Bitcoin Indivisible? No, But It Is Indefeasible.

Bitcoin Indivisible? No, But It Is Indefeasible.

Blockchain cats. You read it correctly. Here’s the link. You can’t make this stuff up.  But, even amidst all the hype about bitcoin, blockchain and…virtual cats, I at least have a working hypothesis on WHY this is happening. A deep dive into minutia that turns out to be really important.

The first successful block ledger, Bitcoin’s great grandfather, started Southern Australia in 1858. Yes, this was before computers. It’s the Torrens Title System. If you went to Law School in the US you may have spent a whole 30 seconds on the Torrens System because it’s barely used. But it’s a work of genius.

To make a long story short, Australia had a land title problem. The gold rush and poor recording practices had made as much as 70% of land titles to be considered “doubtful.” The solution was to take each of property and assign it a number. Those numbers were held by the government as a public ledger. If your name was recorded next to that number you were the unquestionable owner of the property. When you sell it, that number gets a different owner.

Sensible right? Simple Public ledger number representing land. But what Torrens created was something spectacular that had not existed before: Indefeasible Ownership.  It’s a legal term of art. A thing that “can not be defeated, revoked or made void.”

Your ownership of land in Australia is said to be indefeasible because, if your name is on the ledger, there is nothing that can put your ownership in question. There’s no room for fake titles, or sales from people who never owned the land in the first place. The whole history of the property is right there in the ledger. Indefeasible.

Now you might be thinking. Hey, what’s the big deal. I barely pay anything for title insurance even under our cruddy grantor/grantee index. That’s true. But think about a region where, due to bad management, just 5% of the titles were found to be bad. The real estate value would quickly collapse. No one would buy there. In short, where proof of ownership gets cloudy values collapse quickly.

So why blockchain cats?

It’s because Bitcoin and the blockchain form indefeasible ownership in things. Bubble-wise this is a new and different animal. Let’s say for example that there is a beanie baby bubble. Someone has just bought a “truly unique” stuffed panda for $75,000. The entire premise of “truly unique” turns on the promise of the manufacturer. But what is to stop its rogue employees from turning out just one more.  What’s to stop clever manufacturers from turning out knock offs. At the end of the day left with is a Beanie Baby worth 50 cents. So maybe you have never been into beanie babies but go ahead and think of any asset you own.  Now prove it to me that you own it. So, you bought the Mona Lisa?  It’s in your hands with a bill of sale from the Louvre. Now comes the onslaught of allegations that it’s a fake; that the Nazi’s stole it; that its provenance was faked; that the experts were paid off. Had the art been recorded on blockchain your title and the provenance of the painting would be indefeasible. Blockchain cats? Yea, they are just paying a game based on indefeasibility.

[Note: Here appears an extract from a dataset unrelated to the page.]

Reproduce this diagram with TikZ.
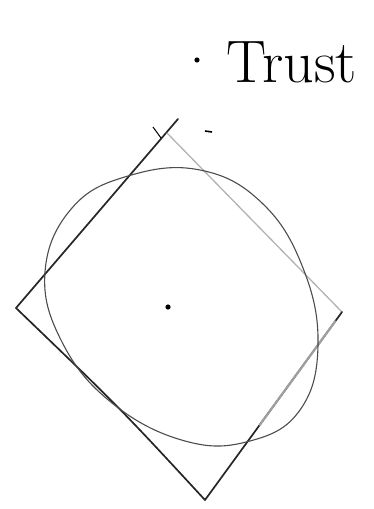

Whether you love Bitcoin or hate it, Bitcoin proposes a question guaranteed to bake your noodle:

If I truly and indefeasibly own something.  But that something is actually nothing. Does it have value?

This is the proposition bitcoin proposes. Those who can’t stand Bitcoin say that it must collapse because it is…. nothing. Nothing at all rests behind the coin. Indefeasible or not, at the end of the day you own nothing.  Bitcoin promoters, on the other hand, say that the indefeasible ownership, even of absolutely nothing, forms a perfect medium for exchange, and therefore, holds value.  The value is equal to the consensus attributed to it by the market.  

How Bitcoin Can Stab Itself

Right now, at this moment, indefeasible ownership of nothing is in fact something.  $16,000 or so worth of something. Consider it an achievement. But as Bitcoin moves further into the mainstream, discussions about making changes to the underlying technology are, in my opinion, absolutely toxic. I’d argue that Bitcoin has “crossed the Rubicon” in this sense. Anything that actually or conceptually diminishes the supply or even “brand” of Bitcoin serves only to undermine the value. Push this too far and confidence will collapse. Listen, I get it. You might be a SegWit2X advocate; you might be a Bitcoin Gold proponent. Technically, you might even be in the right. But, Bitcoin has a good thing going. If you like the direction that Bitcoin is going …leave it alone.